Shares in Ryanair (LON:RYA) fell on Monday after the airline posted a loss for the third quarter.

While the number of passengers rose to 32.7m from 30.4m in the same period as a year prior, average fares fell and costs rose, driving a €19.6m loss for the period.

Ryanair joins a list of airlines facing rising costs and overcapacity that are ultimately eroding margins.

Much of the rise in costs was attributed to higher fuel costs and staffing. Brent Oil touched $85 a barrel in the period, but has since dropped back to around €65 a barrel which is likely to provide some relief in the current quarter.

Ryanair are locked into a race to the bottom on prices with average fares falling beneath €30. Despite the drop in average fares, overall revenue rose 9% to €1.53bn as ancillary services such as priority boarding helped the top line.

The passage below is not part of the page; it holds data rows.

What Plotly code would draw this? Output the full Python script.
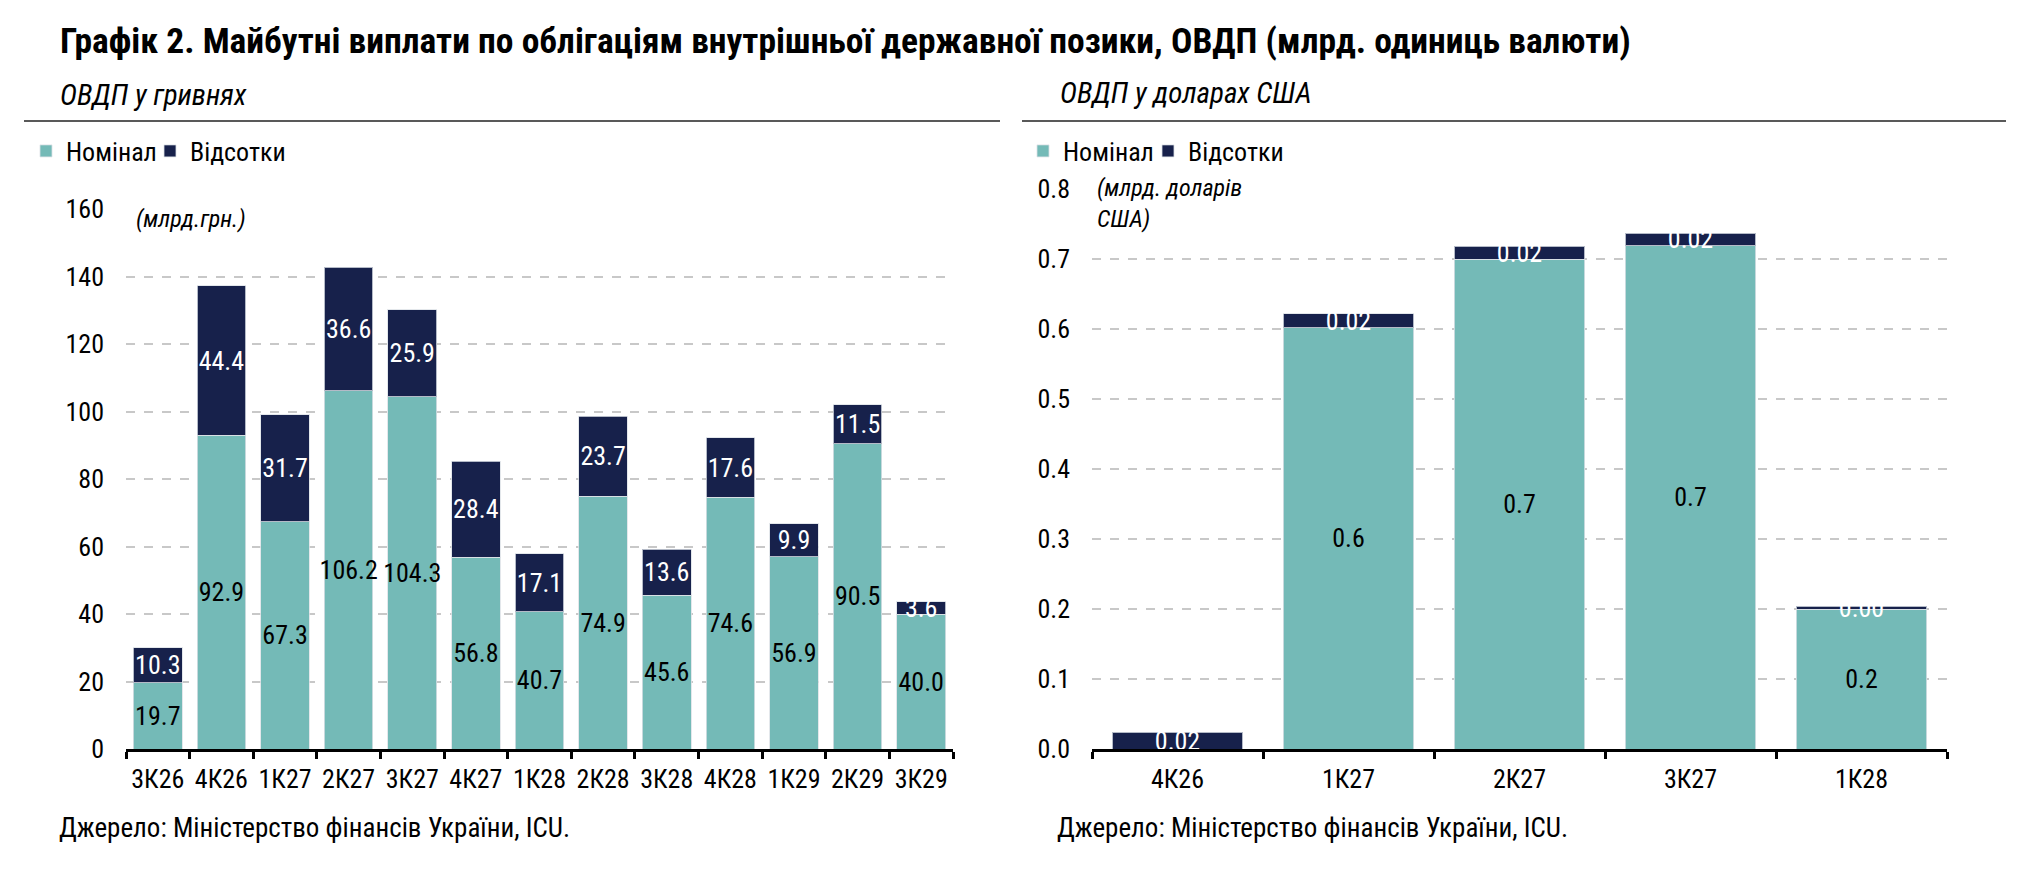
import plotly.graph_objects as go
from plotly.subplots import make_subplots

# ОВДП у гривнях (млрд грн)
uah_quarters = ["3К26", "4К26", "1К27", "2К27", "3К27", "4К27", "1К28",
                "2К28", "3К28", "4К28", "1К29", "2К29", "3К29"]
uah_nominal = [19.7, 92.9, 67.3, 106.2, 104.3, 56.8, 40.7, 74.9, 45.6, 74.6, 56.9, 90.5, 40.0]
uah_interest = [10.3, 44.4, 31.7, 36.6, 25.9, 28.4, 17.1, 23.7, 13.6, 17.6, 9.9, 11.5, 3.6]

# ОВДП у доларах США (млрд дол.)
usd_quarters = ["4К26", "1К27", "2К27", "3К27", "1К28"]
usd_nominal = [0.0, 0.602, 0.70, 0.719, 0.20]
usd_interest = [0.024, 0.02, 0.018, 0.018, 0.004]

uah_ticks = [0, 20, 40, 60, 80, 100, 120, 140, 160]
usd_ticks = [0.0, 0.1, 0.2, 0.3, 0.4, 0.5, 0.6, 0.7, 0.8]

TEAL = "#74BAB7"
NAVY = "#17214B"
FONT = "Roboto Condensed, Liberation Sans Narrow, DejaVu Sans Condensed, sans-serif"
W, H = 2022, 870
OFF = 8  # page body margin


def px_x(v):
    return (v - OFF) / W


def px_y(v):
    return 1 - (v - OFF) / H


fig = make_subplots(rows=1, cols=2)

bar_style = dict(textposition="inside", insidetextanchor="middle", textangle=0,
                 constraintext="none", cliponaxis=False, showlegend=True)

fig.add_trace(go.Bar(x=uah_quarters, y=uah_nominal, name="Номінал", marker_color=TEAL,
                     text=[f"{v:.1f}" for v in uah_nominal],
                     textfont=dict(color="black", size=26, family=FONT),
                     legend="legend", **bar_style), row=1, col=1)
fig.add_trace(go.Bar(x=uah_quarters, y=uah_interest, name="Відсотки", marker_color=NAVY,
                     text=[f"{v:.1f}" for v in uah_interest],
                     textfont=dict(color="white", size=26, family=FONT),
                     legend="legend2", **bar_style), row=1, col=1)

fig.add_trace(go.Bar(x=usd_quarters, y=usd_nominal, name="Номінал", marker_color=TEAL,
                     text=[f"{v:.1f}" if v > 0 else "" for v in usd_nominal],
                     textfont=dict(color="black", size=26, family=FONT),
                     legend="legend3", **bar_style), row=1, col=2)
fig.add_trace(go.Bar(x=usd_quarters, y=usd_interest, name="Відсотки", marker_color=NAVY,
                     text=[f"{v:.2f}" for v in usd_interest],
                     textfont=dict(color="white", size=26, family=FONT),
                     legend="legend4", **bar_style), row=1, col=2)

fig.update_traces(marker_line=dict(color="rgba(220,225,230,0.8)", width=1))

axis_common = dict(showline=True, linecolor="black", linewidth=3, ticks="outside",
                   tickson="boundaries", ticklen=7, tickwidth=3, tickcolor="black",
                   tickangle=0, automargin=False, ticklabelstandoff=5,
                   tickfont=dict(size=26, color="black", family=FONT), showgrid=False)
yaxis_common = dict(showgrid=True, gridcolor="#C8C8C8", griddash="dash", gridwidth=2,
                    zeroline=False, showline=False, ticks="", ticklabelstandoff=21,
                    automargin=False,
                    tickfont=dict(size=26, color="black", family=FONT))

fig.update_xaxes(domain=[px_x(126), px_x(953)], **axis_common, row=1, col=1)
fig.update_xaxes(domain=[px_x(1092), px_x(1947)], **axis_common, row=1, col=2)
fig.update_yaxes(domain=[px_y(749), px_y(209)], range=[0, 160], tickvals=uah_ticks,
                 **yaxis_common, row=1, col=1)
fig.update_yaxes(domain=[px_y(749), px_y(189)], range=[0, 0.8], tickvals=usd_ticks,
                 tickformat=".1f", **yaxis_common, row=1, col=2)

legend_style = dict(orientation="h", xanchor="left", yanchor="middle", bgcolor="rgba(0,0,0,0)",
                    font=dict(size=26, color="black", family=FONT), itemwidth=30,
                    visible=True)
fig.update_layout(
    width=W, height=H, barmode="stack", bargap=0.235, showlegend=True,
    plot_bgcolor="white", paper_bgcolor="white",
    margin=dict(l=0, r=0, t=0, b=0),
    font=dict(family=FONT, color="black"),
    legend=dict(x=px_x(26), y=px_y(151), **legend_style),
    legend2=dict(x=px_x(150), y=px_y(151), **legend_style),
    legend3=dict(x=px_x(1023), y=px_y(151), **legend_style),
    legend4=dict(x=px_x(1148), y=px_y(151), **legend_style),
)

notes = [
    dict(x=px_x(58), y=px_y(41), text="<b>Графік 2. Майбутні виплати по облігаціям внутрішньої державної позики, ОВДП (млрд. одиниць валюти)</b>",
         font=dict(size=35.5)),
    dict(x=px_x(58), y=px_y(95), text="<i>ОВДП у гривнях</i>", font=dict(size=29)),
    dict(x=px_x(1058), y=px_y(93), text="<i>ОВДП у доларах США</i>", font=dict(size=29)),
    dict(x=px_x(134), y=px_y(219), text="<i>(млрд.грн.)</i>", font=dict(size=24), bgcolor="white"),
    dict(x=px_x(1095), y=px_y(203), text="<i>(млрд. доларів<br>США)</i>", font=dict(size=24),
         bgcolor="white", align="left"),
    dict(x=px_x(57), y=px_y(828), text="Джерело: Міністерство фінансів України, ICU.", font=dict(size=27)),
    dict(x=px_x(1055), y=px_y(828), text="Джерело: Міністерство фінансів України, ICU.", font=dict(size=27)),
]
for n in notes:
    fig.add_annotation(xref="paper", yref="paper", xanchor="left", yanchor="middle",
                       showarrow=False, **n)

fig.add_shape(type="line", xref="paper", yref="paper", x0=px_x(24), x1=px_x(1000),
              y0=px_y(121), y1=px_y(121), line=dict(color="#222222", width=1.5))
fig.add_shape(type="line", xref="paper", yref="paper", x0=px_x(1022), x1=px_x(2006),
              y0=px_y(121), y1=px_y(121), line=dict(color="#222222", width=1.5))

fig.write_html("out.html")
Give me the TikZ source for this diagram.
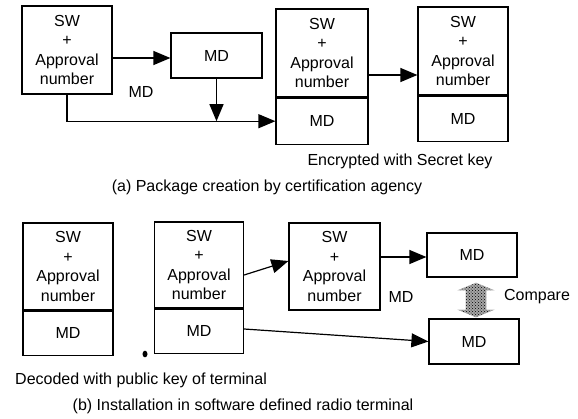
\documentclass[tikz,border=0pt]{standalone}
\usepackage{fontspec}
\setmainfont{Liberation Sans}
\usetikzlibrary{arrows.meta,calc,patterns}
\begin{document}
\begin{tikzpicture}[x=1pt,y=-1pt,
  every node/.style={font=\fontsize{16}{19.5}\selectfont, inner sep=0pt},
  blk/.style={draw, line width=1.2pt, align=center},
  arr/.style={line width=1.2pt, -{Triangle[length=17pt,width=14pt]}},
  lbl/.style={}]
\useasboundingbox (0,0) rectangle (578,418);
% (a)
\node[blk, minimum width=90pt, minimum height=88pt] (A1) at (67,50) {SW\\+\\Approval\\number};
\node[blk, minimum width=91pt, minimum height=45pt] (A2) at (216.5,55.5) {MD};
\node[blk, minimum width=92pt, minimum height=88pt] (A3t) at (322,53) {SW\\+\\Approval\\number};
\node[blk, minimum width=92pt, minimum height=46pt, anchor=north] (A3b) at (A3t.south) {MD};
\node[blk, minimum width=90pt, minimum height=88pt] (A4t) at (463,51) {SW\\+\\Approval\\number};
\node[blk, minimum width=90pt, minimum height=45pt, anchor=north] (A4b) at (A4t.south) {MD};
\node[lbl] (mda) at (141,92) {MD};
\node[lbl] (enc) at (400,161) {Encrypted with Secret key};
\node[lbl] (capa) at (267,187) {(a) Package creation by certification agency};
\draw[arr] (A1.east |- 0,58) -- (A2.west |- 0,58);
\draw[arr] (A2.south) -- (A2.south |- A3b.west);
\draw[arr] (A1.south) |- (A3b.west);
\draw[arr] (A3t.east |- 0,75) -- (A4t.west |- 0,75);
% (b)
\node[blk, minimum width=90pt, minimum height=87pt] (B1t) at (68,266.5) {SW\\+\\Approval\\number};
\node[blk, minimum width=90pt, minimum height=44pt, anchor=north] (B1b) at (B1t.south) {MD};
\node[blk, minimum width=89pt, minimum height=86pt] (B2t) at (199,265) {SW\\+\\Approval\\number};
\node[blk, minimum width=89pt, minimum height=44pt, anchor=north] (B2b) at (B2t.south) {MD};
\node[blk, minimum width=91pt, minimum height=87pt] (B3) at (334.5,266.5) {SW\\+\\Approval\\number};
\node[blk, minimum width=90pt, minimum height=44pt] (B4) at (472,255) {MD};
\node[blk, minimum width=90pt, minimum height=45pt] (B5) at (474,341.5) {MD};
\node[lbl] (mdb) at (401,297) {MD};
\node[lbl] (cmp) at (537,297) {Compare};
\node[lbl, anchor=west] (dec) at (15,380) {Decoded with public key of terminal};
\node[lbl] (capb) at (243,406) {(b) Installation in software defined radio terminal};
\draw[arr] (B2t.east |- 0,275) -- (B3.west |- 0,261);
\draw[arr] (B3.east |- 0,257) -- (B4.west |- 0,257);
\draw[arr] (B2b.east |- 0,329) -- (B5.west);
\coordinate (dc) at (476,300);
\path[fill=gray!70, draw=gray!60, line width=0.6pt, postaction={pattern=crosshatch dots, pattern color=black}]
  ($(dc)+(0,-17)$) -- ($(dc)+(17,-10)$) -- ($(dc)+(10,-10)$) -- ($(dc)+(10,10)$) --
  ($(dc)+(17,10)$) -- ($(dc)+(0,17)$) -- ($(dc)+(-17,10)$) -- ($(dc)+(-10,10)$) --
  ($(dc)+(-10,-10)$) -- ($(dc)+(-17,-10)$) -- cycle;
\fill (145,354) ellipse (2.5pt and 3.3pt);
\end{tikzpicture}
\end{document}
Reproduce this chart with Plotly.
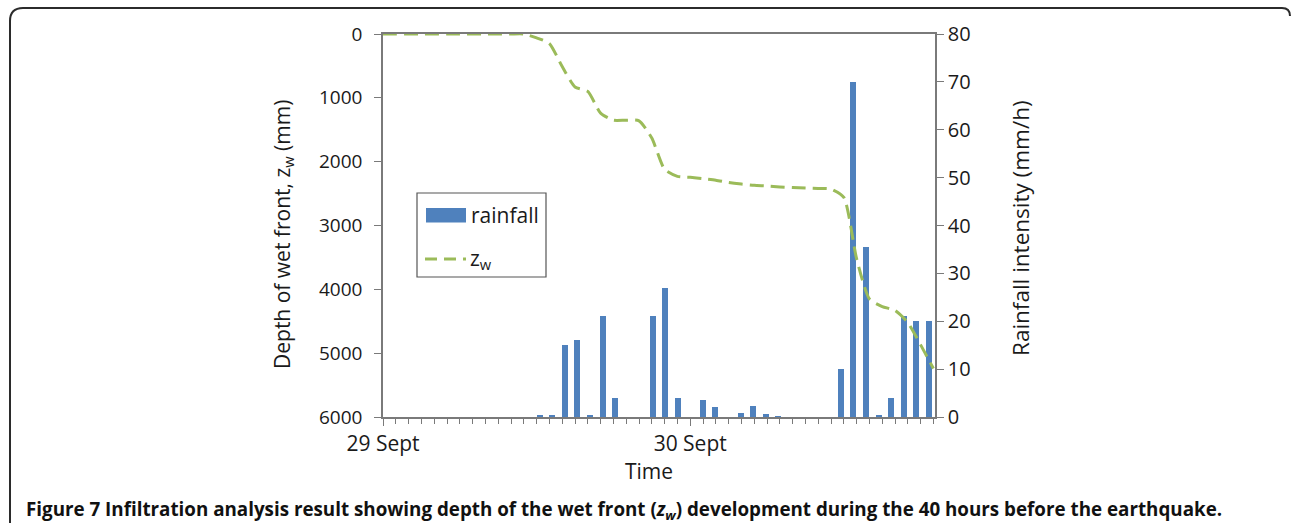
import plotly.graph_objects as go

# ---------------- data ----------------
bar_index = list(range(44))            # hourly rainfall bins
rainfall = [0, 0, 0, 0, 0, 0, 0, 0, 0, 0, 0, 0,
            0.3, 0.5, 15, 16, 0.4, 21, 4, 0, 0, 21, 27, 4,
            0, 3.5, 2, 0, 0.8, 2.3, 0.6, 0.2, 0, 0, 0, 0,
            10, 70, 35.5, 0.3, 4, 21, 20, 20]

hours = list(range(44))                # hours after 29 Sept 00:00
zw = [0, 0, 0, 0, 0, 0, 0, 0, 0, 0, 0, 0,
      60, 150, 510, 830, 900, 1240, 1350, 1350, 1360, 1630,
      2120, 2230, 2245, 2265, 2290, 2325, 2350, 2370, 2380, 2395,
      2405, 2412, 2420, 2430, 2560, 3520, 4150, 4270, 4330, 4520,
      4870, 5240]

x_labels = {"0": "29 Sept", "24": "30 Sept"}

# ---------------- geometry helpers ----------------
W, H = 1292, 523
PL, PR, PT, PB = 383, 935, 34, 417


def px(x):
    return (x - PL) / (PR - PL)


def py(y):
    return (PB - y) / (PB - PT)


AX = "#7a7a7a"
FONT = "Open Sans"
BLUE = "#4F81BD"
GREEN = "#9BBB59"

fig = go.Figure()
fig.add_trace(go.Bar(x=bar_index, y=rainfall, width=0.48, marker=dict(color=BLUE, line=dict(width=0)),
                     xaxis="x", yaxis="y", name="rainfall", showlegend=False))
fig.add_trace(go.Scatter(x=hours, y=zw, mode="lines", xaxis="x2", yaxis="y2", name="z<sub>w</sub>",
                         line=dict(color=GREEN, width=3, dash="14px,7px", shape="spline", smoothing=0.6),
                         showlegend=False))

fig.update_layout(
    width=W, height=H,
    margin=dict(l=PL, r=W - PR, t=PT, b=H - PB, pad=0),
    paper_bgcolor="white", plot_bgcolor="white",
    font=dict(family=FONT, color="#1a1a1a"),
    showlegend=False,
    bargap=0,
    xaxis=dict(domain=[0, 1], range=[-0.5, 43.5], side="top", anchor="y",
               showline=True, linecolor=AX, linewidth=1.5, ticks="", showticklabels=False,
               showgrid=False, zeroline=False),
    xaxis2=dict(overlaying="x", anchor="y2", side="bottom", range=[0, (PR - PL) / 12.8],
                tickmode="linear", tick0=0, dtick=24, ticks="outside", ticklen=7, tickwidth=1.2,
                tickcolor=AX, showline=True, linecolor=AX, linewidth=1.5,
                labelalias=x_labels, tickfont=dict(family=FONT, size=21, color="#1a1a1a"),
                minor=dict(tick0=0, dtick=1, ticks="outside", ticklen=5, tickwidth=1.2, tickcolor=AX,
                           showgrid=False),
                showgrid=False, zeroline=False),
    yaxis=dict(side="right", anchor="x", range=[0, 80], tickmode="linear", tick0=0, dtick=10,
               ticks="outside", ticklen=7, tickwidth=1.2, tickcolor=AX, showline=True, linecolor=AX,
               linewidth=1.5, tickfont=dict(family=FONT, size=20, color="#1a1a1a"),
               showgrid=False, zeroline=False),
    yaxis2=dict(overlaying="y", side="left", anchor="x2", range=[6000, 0], tickmode="linear", tick0=0,
                dtick=1000, ticks="outside", ticklen=7, tickwidth=1.2, tickcolor=AX, showline=True,
                linecolor=AX, linewidth=1.5, tickfont=dict(family=FONT, size=19, color="#1a1a1a"),
                ticklabelstandoff=8, showgrid=False, zeroline=False),
)

ann = []
# axis titles
ann.append(dict(text="Depth of wet front, z<sub>w</sub> (mm)", x=px(283), y=py(235), xref="paper", yref="paper",
                textangle=-90, showarrow=False, font=dict(family=FONT, size=21, color="#1a1a1a"),
                xanchor="center", yanchor="middle"))
ann.append(dict(text="Rainfall intensity (mm/h)", x=px(1020), y=py(228), xref="paper", yref="paper",
                textangle=-90, showarrow=False, font=dict(family=FONT, size=22.5, color="#1a1a1a"),
                xanchor="center", yanchor="middle"))
ann.append(dict(text="Time", x=px(649), y=py(471), xref="paper", yref="paper", showarrow=False,
                font=dict(family=FONT, size=21, color="#1a1a1a"), xanchor="center", yanchor="middle"))
# caption
ann.append(dict(text="<b>Figure 7 Infiltration analysis result showing depth of the wet front (<i>z<sub>w</sub></i>) "
                     "development during the 40 hours before the earthquake.</b>",
                x=px(24), y=py(510), xref="paper", yref="paper", showarrow=False, xanchor="left",
                yanchor="middle", font=dict(family=FONT, size=18.8, color="#111111")))
# legend texts
ann.append(dict(text="rainfall", x=px(469), y=py(215), xref="paper", yref="paper", showarrow=False,
                xanchor="left", yanchor="middle", font=dict(family=FONT, size=21, color="#1a1a1a")))
ann.append(dict(text="z<sub>w</sub>", x=px(468), y=py(259), xref="paper", yref="paper", showarrow=False,
                xanchor="left", yanchor="middle", font=dict(family=FONT, size=21, color="#1a1a1a")))

shapes = []
# legend box
shapes.append(dict(type="rect", xref="paper", yref="paper", x0=px(417), x1=px(546), y0=py(193), y1=py(277),
                   line=dict(color="#555555", width=1.2), fillcolor="white", layer="below"))
shapes.append(dict(type="rect", xref="paper", yref="paper", x0=px(426), x1=px(466), y0=py(208), y1=py(222.5),
                   line=dict(width=0), fillcolor=BLUE))
shapes.append(dict(type="line", xref="paper", yref="paper", x0=px(425), x1=px(466), y0=py(259), y1=py(259),
                   line=dict(color=GREEN, width=3, dash="12px,7px")))


# outer rounded frame (top part visible)
def P(x, y):
    return f"{px(x):.5f},{py(y):.5f}"


frame_path = (f"M {P(10, 530)} L {P(10, 21)} Q {P(10, 8)} {P(23, 8)} "
              f"L {P(1282, 8)} Q {P(1290, 8)} {P(1290, 16)}")
shapes.append(dict(type="path", xref="paper", yref="paper", path=frame_path,
                   line=dict(color="#2b2b2b", width=2)))

fig.update_layout(annotations=ann, shapes=shapes)

fig.write_html("out.html")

Michael O’Leary, Ryanair CEO, commented on the results:

“While a €20m loss in Q3 was disappointing, we take comfort that this was entirely due to weaker than expected air fares so our customers are enjoying record low prices, which is good for current and future traffic growth. While ancillary revenues performed strongly, up 26% in Q3, this was offset by higher fuel, staff and EU261 costs.”

On Brexit, Ryanair said the ‘risk of a “no deal” Brexit remains worryingly high’ and that they had taken a number of step to secure routes and imposed shareholder restrictions on investors from outside of the EU to ensure the group remained ‘EU-controlled;.

Shares in Ryanair (LON:RYA) fell over 4% in early trade on Monday, briefly touching €10.83.

The Ryanair share price has nearly halved in just 18 months after reaching intraday highs of €19.78 in August 2017.

The selling has been sector wide however, with peers easyJet (LON:EZJ), Wizz Air (LON:WIZZ) and International Consolidated Airlines (LON:IAG) all slipping back from highs over the past 6 months.